It was another sad week for our Island community, as we lost two monumental members. Francine Kelly was a dynamo for Featherstone and the Island art community. She brought Featherstone from a dream to the vibrant resource it has become, then turned it over to her daughter, Ann Smith, to build upon. Lynn Murphy was legendary as a seaman and a mechanical genius, able to do or fix anything, and with a collection of spare parts at the ready. Both were larger than life. I will miss them. My condolences to their families and to all of us.
I am terribly late in thanking everyone in town on behalf of our West Tisbury Post Office. Diane called and left me a message that I forgot to convey. She, John, Jack, and Kevin so enjoyed the cookies and other treats given to them over the holidays. Most of all, they are grateful for all the good wishes from West Tisbury postal patrons.
Tara Whiting wants to remind anyone interested in running for a position on a town board that there are several vacancies that need filling. Members are sought for the Byways Committee, Capital Improvements Committee, Conservation Commission, Mill Brook Watershed Committee, Energy Committee, and Reuse Committee for the Old Courthouse Road Building. There is also an opening on the Land Bank Commission, as Glenn Hearn has announced that he won’t be running again. Take a look at the town website, westtisbury-ma.gov, or call or stop by Town Hall when the town clerk’s office is open, weekdays from 8:30 to 1:30. Phone number is 508-696-0148. Our annual town meeting and elections are coming up April 11 and 13.
Blizzard conditions failed to daunt a hardy group of family and fans of Phil DaRosa, who traveled to New York City from the Island two weekends ago. Phil performed many of his original songs at Lovecraft to an enthusiastic crowd. I just watched a video, “Short Breath,” on Phil’s website, phildarosa.com. He has just released a second album called “Away.” Bravo, Phil.
Gay Nelson celebrated her birthday last Thursday with a party at Long Hill. She received a beautiful bouquet of flowers, delicious chocolate cake, lots of cards, and the good wishes of all attending. Happy belated birthday, Gay.
Programs at the West Tisbury library this week are as follows:
Thursday, Jan. 19, 4 pm, Helene Barr will speak and show slides, “Discovering Florence in 1960 and 2016.” She returned to Florence with Marsha Winsryg on one of Marsha’s tours focusing on the area’s art, culture, and cuisine.
Friday, Jan. 20, 3 to 5 pm, there will be board games, card games, snacks, and pizza for Teen/Tween Friday games. This program is for ages 9 and up, and will be offered on alternate Fridays through the winter.
Saturday, Jan. 21, 2:30 pm, the Lego Club will meet. Legos of all sizes for all ages will be provided.
Monday, Jan. 23, 7 pm, Dave Kish will show the documentary “Tubby Hayes: A Man in a Hurry,” and lead a discussion afterward.
Wednesday, Jan. 25, is a busy day at the library.

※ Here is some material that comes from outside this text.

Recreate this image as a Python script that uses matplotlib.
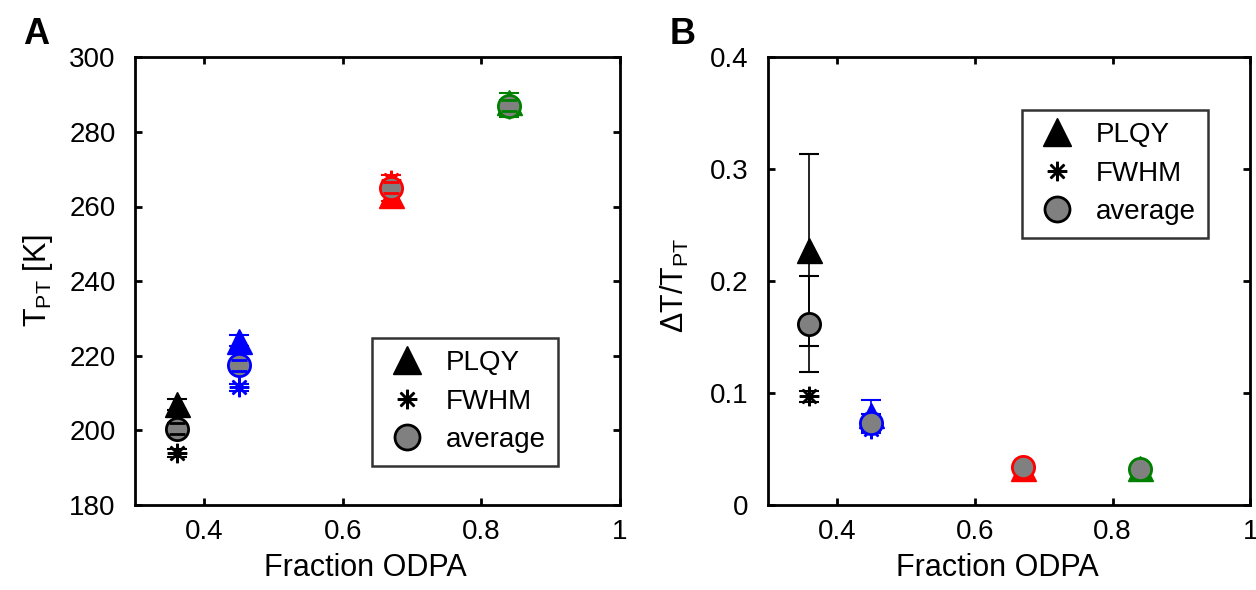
import matplotlib
matplotlib.use("Agg")
import matplotlib.pyplot as plt

plt.rcParams['font.family'] = ['Liberation Sans', 'DejaVu Sans']
plt.rcParams['mathtext.fontset'] = 'custom'
plt.rcParams['mathtext.rm'] = 'Liberation Sans'

# fraction ODPA for the four samples
x = [0.36, 0.45, 0.67, 0.84]
colors = ['black', 'blue', 'red', 'green']

# panel A: transition temperature [K]
t_plqy = [207, 224, 263, 288]
t_plqy_err = [1.5, 1.5, 1.5, 2.5]
t_fwhm = [194, 211.5, 267, 286]
t_fwhm_err = [1, 1, 1.5, 2]
t_avg = [200.5, 217.5, 265, 287]
t_avg_err = [1.5, 1.5, 1.5, 1.5]

# panel B: relative width dT/T_PT
d_plqy = [0.228, 0.080, 0.033, 0.033]
d_plqy_err = [0.086, 0.014, 0.004, 0.004]
d_fwhm = [0.097, 0.068, 0.035, 0.031]
d_fwhm_err = [0.005, 0.004, 0.003, 0.003]
d_avg = [0.162, 0.073, 0.034, 0.032]
d_avg_err = [0.043, 0.008, 0.003, 0.003]

ASTER = (8, 2, 0)
EB = dict(fmt='none', capsize=7, elinewidth=1.2, capthick=1.5)


def draw_panel(ax, plqy, plqy_err, fwhm, fwhm_err, avg, avg_err, caps_on_top):
    for i in range(len(x)):
        c = colors[i]
        ax.errorbar(x[i], plqy[i], yerr=plqy_err[i], ecolor=c, zorder=2, **EB)
        ax.plot(x[i], plqy[i], marker='^', ls='none', color=c, ms=18, zorder=2)
        ax.errorbar(x[i], fwhm[i], yerr=fwhm_err[i], ecolor=c, zorder=2, **EB)
        ax.plot(x[i], fwhm[i], marker=ASTER, ls='none', color=c, ms=14, mew=1.8,
                zorder=2)
        ax.errorbar(x[i], avg[i], yerr=avg_err[i], ecolor=c, zorder=1, **EB)
        ax.plot(x[i], avg[i], marker='o', ls='none', ms=16, mfc='gray', mec=c,
                mew=2, zorder=3)
        if caps_on_top:
            ax.errorbar(x[i], avg[i], yerr=avg_err[i], ecolor=c, fmt='none',
                        capsize=6, elinewidth=0, capthick=2, zorder=4)
    # legend proxies
    h1, = ax.plot([], [], marker='^', ls='none', color='black', ms=20, label='PLQY')
    h2, = ax.plot([], [], marker=ASTER, ls='none', color='black', ms=14, mew=1.8,
                  label='FWHM')
    h3, = ax.plot([], [], marker='o', ls='none', ms=18, mfc='gray', mec='black',
                  mew=2, label='average')
    return [h1, h2, h3]


def style_axes(ax):
    for s in ax.spines.values():
        s.set_linewidth(2)
    ax.tick_params(direction='in', top=True, right=True, length=5, width=2,
                   labelsize=20)
    ax.tick_params(axis='y', pad=14)
    ax.tick_params(axis='x', pad=10)
    ax.set_xlim(0.3, 1.0)
    ax.set_xticks([0.4, 0.6, 0.8, 1.0])
    ax.set_xticklabels(['0.4', '0.6', '0.8', '1'])
    ax.set_xlabel('Fraction ODPA', fontsize=22)
    ax.xaxis.set_label_coords(0.475, -0.108)


def add_legend(ax, handles, x0, y0, x1, y1):
    leg = ax.legend(handles=handles, loc='center',
                    bbox_to_anchor=((x0 + x1) / 2, (y0 + y1) / 2),
                    fontsize=20, frameon=True, fancybox=False, edgecolor='black',
                    handletextpad=0.6, labelspacing=0.45, borderpad=0.45,
                    handlelength=1.6, borderaxespad=0)
    leg.get_frame().set_linewidth(1.8)


fig = plt.figure(figsize=(12.56, 5.9), dpi=100)
ax1 = fig.add_axes([0.1075, 0.144, 0.386, 0.759])
ax2 = fig.add_axes([0.6115, 0.144, 0.384, 0.759])

hs = draw_panel(ax1, t_plqy, t_plqy_err, t_fwhm, t_fwhm_err, t_avg, t_avg_err, True)
style_axes(ax1)
ax1.set_ylim(180, 300)
ax1.set_yticks(range(180, 301, 20))
ax1.set_ylabel(r'T$_\mathregular{PT}$ [K]', fontsize=22, labelpad=10)
add_legend(ax1, hs, 0.495, 0.078, 0.866, 0.384)

hs = draw_panel(ax2, d_plqy, d_plqy_err, d_fwhm, d_fwhm_err, d_avg, d_avg_err, False)
style_axes(ax2)
ax2.set_ylim(0, 0.4)
ax2.set_yticks([0, 0.1, 0.2, 0.3, 0.4])
ax2.set_yticklabels(['0', '0.1', '0.2', '0.3', '0.4'])
ax2.set_ylabel(r'$\mathregular{\Delta}$T/T$_\mathregular{PT}$', fontsize=22)
ax2.yaxis.set_label_coords(-0.16, 0.49)
add_legend(ax2, hs, 0.519, 0.592, 0.921, 0.888)

fig.text(0.018, 0.925, 'A', fontsize=26, fontweight='bold')
fig.text(0.533, 0.925, 'B', fontsize=26, fontweight='bold')

fig.savefig('out.png', dpi=100)
plt.close(fig)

A Wellness Clinic will be held from 1 to 3 pm. Have your blood pressure checked and health questions answered by a nurse from the public health and wellness department of VNA of Cape Cod. At 4 pm, the weekly episode of MVTV’s “MV Signs Then and Now” will be shown. At 5 pm, Constance Messmer will talk about “Psychic Work, Mediumship, and Channeling,” and about her book, “Some Dogs Talk.”
All programs are free and everyone is welcome.
Margaret Logue gave me a gorgeous red and white striped amaryllis and a pot of paperwhites, all blooming in my living room. I potted my paperwhites late, as I seem to do everything, but they are coming along and will provide color and fragrance in another week. My first amaryllis buds opened this morning, a reverse of Margaret’s, white with a delicate red veining and edges. I have amaryllis in varying stages of development that will provide flowers through most of the winter, and something to insert into a still life setup or just to paint on its own. Jane Freilicher would paint them in front of her studio windows with a cityscape of New York as a backdrop. Lois Dodd painted them alone in tall vertical paintings or set in front of snowy windowsills. Allen Whiting usually has a small painting or two of an amaryllis in his summer show. They are all inspirations.